Он встал, пошел в спальню. Через полчаса вышел с сумкой.

— Ухожу к Наташе.

— Иди.

— Если передумаешь — звони.

— Не передумаю.

Дверь хлопнула. Вера осталась одна.

Три недели тянулись долго. Генка не звонил. Ленка приезжала каждый день, поддерживала.

— Мам, ты правильно делаешь, — говорила она. — Он тебя обманывал всю жизнь.

— Может, я зря? Девочка-то ни в чем не виновата.

— А ты в чем виновата? Ты что, должна за чужие грехи расплачиваться?

Адвокат звонила регулярно. Дело продвигалось хорошо. Генка не являлся на заседания, документы не подавал.

— Он сдался, — сказала адвокат. — Скоро получите решение суда.

В четверг утром позвонил сам Генка.

— Верк, можно увидеться?

— Зачем?

— Поговорить надо.

Встретились в кафе рядом с домом. Генка выглядел плохо — похудел, осунулся.

— Наташа умерла, — сказал он сразу.

— Соболезную.

— Девочка теперь одна совсем.

— У нее родственники есть?

— Нет. Только я.

Вера помолчала. Потом спросила:

— И что ты хочешь?

— Оставь половину квартиры ей. Половину.

— Зачем?

— Она дочь моя.

— А я тебе кто?

— Жена.

— Сорок лет жена. А она — дочь девятнадцать лет. Считай сам, кто важнее.

Генка опустил голову.

— Я понимаю, что виноват.

— Понимаешь — это хорошо.

— Прости меня.

— Поздно прощать. Надо было раньше думать.

— Можем начать сначала?

— Не можем.

— Почему?

— Потому что доверие не склеишь. Как разбитую чашку.

Генка встал, положил на стол деньги за кофе.

— Жди повестку, — сказал он. — Буду подавать на развод.

— Подавай.

Через месяц пришло решение суда. Квартира осталась за Верой. Дарение признали недействительным.

В тот же день она переменила замки.

Ленка помогла переставить мебель, выбросить Генкины вещи.
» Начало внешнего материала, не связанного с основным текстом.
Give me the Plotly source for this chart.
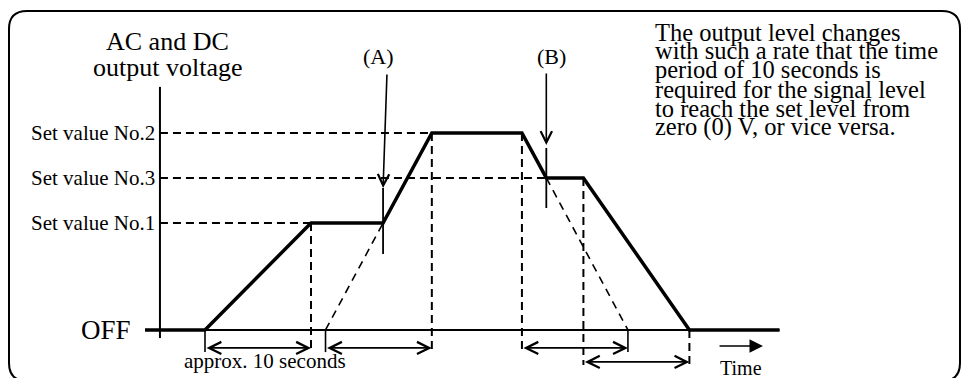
import plotly.graph_objects as go

# ---------------- data ----------------
RAMP_SECONDS = 10.0                       # 0 V <-> set level takes ~10 s
LEVEL_NAMES = ["OFF", "Set value No.1", "Set value No.2", "Set value No.3"]
LEVELS = [0.0, 5.43, 10.0, 7.72]          # output level (relative units)
WAVE_T = [-5.66, 0.0, 10.0, 16.8, 21.4, 29.9, 32.2, 35.7, 45.7, 54.2]   # s
WAVE_V = [0.0, 0.0, 5.43, 5.43, 10.0, 10.0, 7.72, 7.72, 0.0, 0.0]
MARK_LABELS = ["(A)", "(B)"]
NOTE_LINES = [
    "The output level changes",
    "with such a rate that the time",
    "period of 10 seconds is",
    "required for the signal level",
    "to reach the set level from",
    "zero (0) V, or vice versa.",
]
Y_TITLE = ["AC and DC", "output voltage"]
X_TITLE = "Time"
SPAN_LABEL = "approx. 10 seconds"

# ---------------- layout helpers ----------------
W, H = 965, 378
X_RANGE = [-19.34, 71.70]
Y_RANGE = [-2.437, 16.751]
FONT = "Liberation Serif"

V_OFF, V1, V2, V3 = LEVELS
t_start, t1, tA, t2, tB0, t3, t3e, t_end = WAVE_T[1:9]
t_last = WAVE_T[-1]
AXIS_T = -4.25
AXIS_TOP = 12.34
AXIS_BOT = -0.41
TICK_BOT = -1.12
LONG_BOT = -1.78
ROW1, ROW2 = -0.91, -1.62

# extrapolated ramp lines
tA_zero = tA - V1 / V2 * RAMP_SECONDS       # where ramp to No.2 would start from 0
tB_zero = tB0 + RAMP_SECONDS                # where ramp down from No.2 would hit 0

fig = go.Figure()

def add_line(xs, ys, width, dash="solid", color="black"):
    fig.add_trace(go.Scatter(x=xs, y=ys, mode="lines",
                             line=dict(color=color, width=width, dash=dash),
                             hoverinfo="skip", showlegend=False))

# baseline and vertical axis
add_line([AXIS_T, t_last], [V_OFF, V_OFF], 2)
add_line([AXIS_T, AXIS_T], [AXIS_BOT, AXIS_TOP], 2)

# dashed guides (horizontal levels + vertical drop lines)
gx, gy = [], []
for tt, vv in [(t2, V2), (t3, V3), (t1, V1)]:
    gx += [AXIS_T, tt, None]; gy += [vv, vv, None]
for tt, vv, bot in [(t1, V1, TICK_BOT), (t2, V2, TICK_BOT), (tB0, V2, TICK_BOT),
                    (t3e, V3, LONG_BOT), (t_end, V_OFF, LONG_BOT)]:
    gx += [tt, tt, None]; gy += [vv, bot, None]
add_line(gx, gy, 2, dash="8px,5px")

# slanted dashed extrapolations
add_line([tA_zero, tA, None, t3, tB_zero], [V_OFF, V1, None, V3, V_OFF], 1.6, dash="8px,6px")

# short solid ticks below baseline
sx, sy = [], []
for tt in [t_start, tA_zero, tB_zero]:
    sx += [tt, tt, None]; sy += [V_OFF, TICK_BOT, None]
add_line(sx, sy, 1.6)

# marker lines at (A) and (B)
add_line([tA, tA, None, t3, t3], [7.21, 3.86, None, 9.24, 6.19], 1.8)

# waveform
add_line(WAVE_T, WAVE_V, 3.5)

ann = []
# double arrows for ~10 s spans
for a, b, row in [(t_start, t1, ROW1), (tA_zero, t2, ROW1), (tB0, tB_zero, ROW1), (t3e, t_end, ROW2)]:
    ann.append(dict(x=b, y=row, ax=a, ay=row, xref="x", yref="y", axref="x", ayref="y",
                    text="", showarrow=True, arrowhead=5, startarrowhead=5,
                    arrowside="end+start", arrowsize=1.5, startarrowsize=1.5,
                    arrowwidth=1.6, standoff=0, startstandoff=0, arrowcolor="black"))
# time arrow
ann.append(dict(x=52.64, y=-0.81, ax=48.4, ay=-0.81, xref="x", yref="y", axref="x", ayref="y",
                text="", showarrow=True, arrowhead=2, arrowsize=1.8, arrowwidth=1.5,
                standoff=0, arrowcolor="black"))
# (A) and (B) arrows
ann.append(dict(x=tA, y=7.21, ax=17.17, ay=13.05, xref="x", yref="y", axref="x", ayref="y",
                text="", showarrow=True, arrowhead=5, arrowsize=1.4, arrowwidth=1.6,
                standoff=0, arrowcolor="black"))
ann.append(dict(x=t3, y=9.39, ax=t3, ay=13.10, xref="x", yref="y", axref="x", ayref="y",
                text="", showarrow=True, arrowhead=5, arrowsize=1.4, arrowwidth=1.6,
                standoff=0, arrowcolor="black"))

def txt(x, y, s, size, xanchor="center", yanchor="middle", xref="x", yref="y"):
    ann.append(dict(x=x, y=y, text=s, showarrow=False, xref=xref, yref=yref,
                    xanchor=xanchor, yanchor=yanchor,
                    font=dict(family=FONT, size=size, color="black")))

# level labels
for name, lv in zip(LEVEL_NAMES, LEVELS):
    if name == "OFF":
        txt(-6.79, lv, name, 27, xanchor="right")
    else:
        txt(-4.53, lv, name, 21, xanchor="right")

# marker labels
txt(16.4, 13.9, MARK_LABELS[0], 22)
txt(32.7, 13.9, MARK_LABELS[1], 22)

# axis titles
txt(-3.5, 14.62, Y_TITLE[0], 26)
txt(-3.5, 13.35, Y_TITLE[1], 26)
txt(50.57, -1.93, X_TITLE, 20)
txt(5.66, -1.57, SPAN_LABEL, 21)

# note paragraph
for i, line in enumerate(NOTE_LINES):
    y_px = 32 + i * 19
    txt(653 / W, 1 - y_px / H, line, 24.5, xanchor="left", xref="paper", yref="paper")

# rounded frame
L, R, T, B, r = 9, 960, 11, 381, 18
px = lambda v: v / W
py = lambda v: 1 - v / H
path = (f"M{px(L+r)},{py(T)} L{px(R-r)},{py(T)} Q{px(R)},{py(T)} {px(R)},{py(T+r)} "
        f"L{px(R)},{py(B-r)} Q{px(R)},{py(B)} {px(R-r)},{py(B)} "
        f"L{px(L+r)},{py(B)} Q{px(L)},{py(B)} {px(L)},{py(B-r)} "
        f"L{px(L)},{py(T+r)} Q{px(L)},{py(T)} {px(L+r)},{py(T)} Z")

fig.update_layout(
    width=W, height=H, margin=dict(l=0, r=0, t=0, b=0),
    paper_bgcolor="white", plot_bgcolor="white",
    xaxis=dict(range=X_RANGE, visible=False, fixedrange=True),
    yaxis=dict(range=Y_RANGE, visible=False, fixedrange=True),
    annotations=ann,
    shapes=[dict(type="path", path=path, xref="paper", yref="paper",
                 line=dict(color="black", width=2), layer="above")],
    showlegend=False,
)
fig.write_html(
    "out.html",
    config=dict(displayModeBar=False),
    post_script="document.body.style.margin='0px';document.body.style.padding='0px';document.body.style.overflow='hidden';",
)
— Как себя чувствуешь? — спросила дочка.

— Хорошо, — ответила Вера. — Впервые за много лет — хорошо.

— Не жалеешь?

— О чем жалеть? О том, что защитила себя?

— А о нем не жалеешь?

Вера посмотрела в окно. Там, во дворе, играли дети. Смеялись, бегали. Жизнь продолжалась.

— Жалею, — сказала она. — Жалею о сорока потраченных годах. Но исправить это нельзя. А вот будущее — можно.

Вечером Вера села в кресло с чаем и включила телевизор. Своего телевизора, в своей квартире. Которая теперь точно принадлежала только ей.

Было тихо и спокойно. Впервые за долгие месяцы — совсем спокойно.